━━━━━ Material to process ━━━━━
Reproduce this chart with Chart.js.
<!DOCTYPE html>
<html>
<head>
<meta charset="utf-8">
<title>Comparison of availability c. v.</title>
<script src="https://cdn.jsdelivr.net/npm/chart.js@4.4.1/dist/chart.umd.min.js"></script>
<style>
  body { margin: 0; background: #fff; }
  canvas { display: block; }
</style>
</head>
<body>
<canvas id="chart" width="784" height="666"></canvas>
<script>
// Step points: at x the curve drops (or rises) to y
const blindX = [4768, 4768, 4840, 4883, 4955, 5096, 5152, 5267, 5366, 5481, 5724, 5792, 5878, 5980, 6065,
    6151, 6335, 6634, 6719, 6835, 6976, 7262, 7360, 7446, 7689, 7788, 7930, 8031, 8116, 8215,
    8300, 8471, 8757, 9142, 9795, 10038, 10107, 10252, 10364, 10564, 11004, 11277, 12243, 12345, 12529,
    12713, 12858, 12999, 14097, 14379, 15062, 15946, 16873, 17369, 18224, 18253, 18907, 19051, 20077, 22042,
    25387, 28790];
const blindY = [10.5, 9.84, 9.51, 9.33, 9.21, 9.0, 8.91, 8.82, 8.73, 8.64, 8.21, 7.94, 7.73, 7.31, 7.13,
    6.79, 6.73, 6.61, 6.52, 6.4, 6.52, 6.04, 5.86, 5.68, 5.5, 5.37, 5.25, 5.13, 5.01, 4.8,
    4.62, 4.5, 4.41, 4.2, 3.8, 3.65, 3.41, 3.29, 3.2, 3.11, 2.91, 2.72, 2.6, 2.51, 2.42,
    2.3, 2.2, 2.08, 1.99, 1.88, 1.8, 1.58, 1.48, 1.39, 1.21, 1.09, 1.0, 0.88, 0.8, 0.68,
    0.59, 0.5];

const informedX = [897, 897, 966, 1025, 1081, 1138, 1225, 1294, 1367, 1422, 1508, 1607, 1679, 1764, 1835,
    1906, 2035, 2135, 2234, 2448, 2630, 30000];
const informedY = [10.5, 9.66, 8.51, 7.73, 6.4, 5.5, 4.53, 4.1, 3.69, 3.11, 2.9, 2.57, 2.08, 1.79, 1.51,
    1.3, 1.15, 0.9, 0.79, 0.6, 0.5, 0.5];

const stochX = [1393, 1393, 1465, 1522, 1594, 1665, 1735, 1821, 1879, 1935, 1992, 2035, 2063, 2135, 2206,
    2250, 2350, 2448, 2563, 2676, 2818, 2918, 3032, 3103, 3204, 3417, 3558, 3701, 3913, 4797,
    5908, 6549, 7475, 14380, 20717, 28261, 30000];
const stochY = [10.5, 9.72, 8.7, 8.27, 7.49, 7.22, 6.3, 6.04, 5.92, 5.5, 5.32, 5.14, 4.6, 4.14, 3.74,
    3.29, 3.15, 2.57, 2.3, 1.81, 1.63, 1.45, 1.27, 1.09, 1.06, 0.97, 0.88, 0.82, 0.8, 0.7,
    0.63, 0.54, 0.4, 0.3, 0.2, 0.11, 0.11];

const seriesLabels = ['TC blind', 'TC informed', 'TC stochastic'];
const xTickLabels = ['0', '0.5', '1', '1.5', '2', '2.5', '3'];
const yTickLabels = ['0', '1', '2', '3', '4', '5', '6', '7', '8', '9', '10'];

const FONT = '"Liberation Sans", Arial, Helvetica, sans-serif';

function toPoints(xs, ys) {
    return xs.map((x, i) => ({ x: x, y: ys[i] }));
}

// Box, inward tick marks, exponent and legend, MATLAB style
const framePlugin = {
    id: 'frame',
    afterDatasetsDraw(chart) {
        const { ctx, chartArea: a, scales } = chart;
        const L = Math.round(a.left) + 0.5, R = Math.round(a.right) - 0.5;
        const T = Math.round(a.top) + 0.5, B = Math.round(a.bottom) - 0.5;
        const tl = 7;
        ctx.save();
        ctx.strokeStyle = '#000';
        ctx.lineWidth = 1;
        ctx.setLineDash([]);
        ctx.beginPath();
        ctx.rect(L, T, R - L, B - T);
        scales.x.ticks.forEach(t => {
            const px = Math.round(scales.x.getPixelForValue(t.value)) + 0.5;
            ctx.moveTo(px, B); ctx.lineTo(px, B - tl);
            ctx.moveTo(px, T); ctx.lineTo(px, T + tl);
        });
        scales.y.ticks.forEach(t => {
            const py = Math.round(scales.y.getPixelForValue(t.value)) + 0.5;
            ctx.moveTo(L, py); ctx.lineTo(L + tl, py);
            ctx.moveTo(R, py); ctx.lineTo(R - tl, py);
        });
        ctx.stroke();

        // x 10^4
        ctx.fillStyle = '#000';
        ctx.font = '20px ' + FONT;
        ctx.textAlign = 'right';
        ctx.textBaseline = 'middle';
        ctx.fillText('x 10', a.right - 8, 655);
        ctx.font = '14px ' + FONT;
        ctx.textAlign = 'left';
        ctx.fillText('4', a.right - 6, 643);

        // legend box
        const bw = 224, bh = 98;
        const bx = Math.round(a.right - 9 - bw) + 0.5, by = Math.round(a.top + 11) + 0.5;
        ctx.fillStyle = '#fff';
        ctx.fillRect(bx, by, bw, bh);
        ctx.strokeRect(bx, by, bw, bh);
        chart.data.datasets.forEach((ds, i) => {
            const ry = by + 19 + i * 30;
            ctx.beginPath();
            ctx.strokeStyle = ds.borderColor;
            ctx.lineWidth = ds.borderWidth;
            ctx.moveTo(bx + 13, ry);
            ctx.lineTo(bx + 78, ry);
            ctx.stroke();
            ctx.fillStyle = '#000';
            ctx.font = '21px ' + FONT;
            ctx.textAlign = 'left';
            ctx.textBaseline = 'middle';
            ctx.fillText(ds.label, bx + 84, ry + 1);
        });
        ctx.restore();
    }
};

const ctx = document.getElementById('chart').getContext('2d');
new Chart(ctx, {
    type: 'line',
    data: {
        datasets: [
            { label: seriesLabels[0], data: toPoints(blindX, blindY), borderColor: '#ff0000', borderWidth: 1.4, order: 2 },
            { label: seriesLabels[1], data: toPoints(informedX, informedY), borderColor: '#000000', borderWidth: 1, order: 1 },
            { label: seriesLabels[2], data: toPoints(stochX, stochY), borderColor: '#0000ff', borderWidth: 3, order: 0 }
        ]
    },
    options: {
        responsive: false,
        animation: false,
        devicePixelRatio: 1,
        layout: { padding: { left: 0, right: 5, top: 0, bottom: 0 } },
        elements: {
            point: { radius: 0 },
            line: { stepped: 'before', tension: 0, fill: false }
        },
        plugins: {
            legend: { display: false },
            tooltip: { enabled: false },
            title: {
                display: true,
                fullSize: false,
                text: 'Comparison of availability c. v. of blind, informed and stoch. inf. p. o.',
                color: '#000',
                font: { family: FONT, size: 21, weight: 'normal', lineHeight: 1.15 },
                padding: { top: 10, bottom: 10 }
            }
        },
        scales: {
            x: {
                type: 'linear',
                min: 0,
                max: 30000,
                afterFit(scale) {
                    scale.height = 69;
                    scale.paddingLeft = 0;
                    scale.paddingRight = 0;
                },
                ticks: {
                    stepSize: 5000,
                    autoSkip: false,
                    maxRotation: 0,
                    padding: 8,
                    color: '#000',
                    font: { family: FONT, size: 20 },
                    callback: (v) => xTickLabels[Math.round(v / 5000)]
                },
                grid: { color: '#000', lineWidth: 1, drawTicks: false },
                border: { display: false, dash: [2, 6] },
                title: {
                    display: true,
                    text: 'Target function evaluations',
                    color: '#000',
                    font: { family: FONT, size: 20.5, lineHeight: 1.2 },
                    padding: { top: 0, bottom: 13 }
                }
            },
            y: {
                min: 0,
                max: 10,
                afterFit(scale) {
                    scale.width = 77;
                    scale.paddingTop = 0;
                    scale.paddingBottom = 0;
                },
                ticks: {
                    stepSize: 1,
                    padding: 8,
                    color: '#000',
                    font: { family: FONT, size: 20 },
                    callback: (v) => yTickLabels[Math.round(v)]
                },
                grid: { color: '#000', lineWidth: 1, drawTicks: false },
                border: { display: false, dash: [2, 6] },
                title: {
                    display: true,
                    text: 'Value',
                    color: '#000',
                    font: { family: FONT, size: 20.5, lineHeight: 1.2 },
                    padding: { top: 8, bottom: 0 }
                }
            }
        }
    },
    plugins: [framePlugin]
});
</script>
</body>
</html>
━━━━━
━━━━━ Material to process ━━━━━
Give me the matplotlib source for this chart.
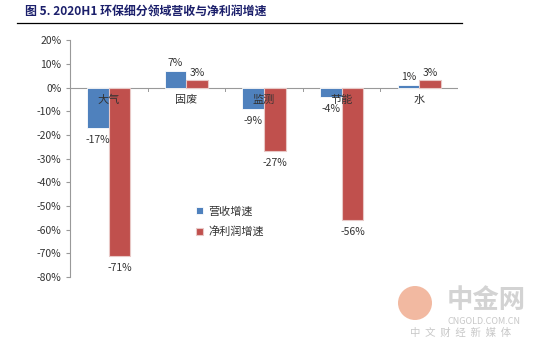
━━━━━
◆ Aim of the exercise:
Find every line in the records above that holds the word "this", and copy each one.

◆ Task response:
Reproduce this chart with Chart.js.
Give me the matplotlib source for this chart.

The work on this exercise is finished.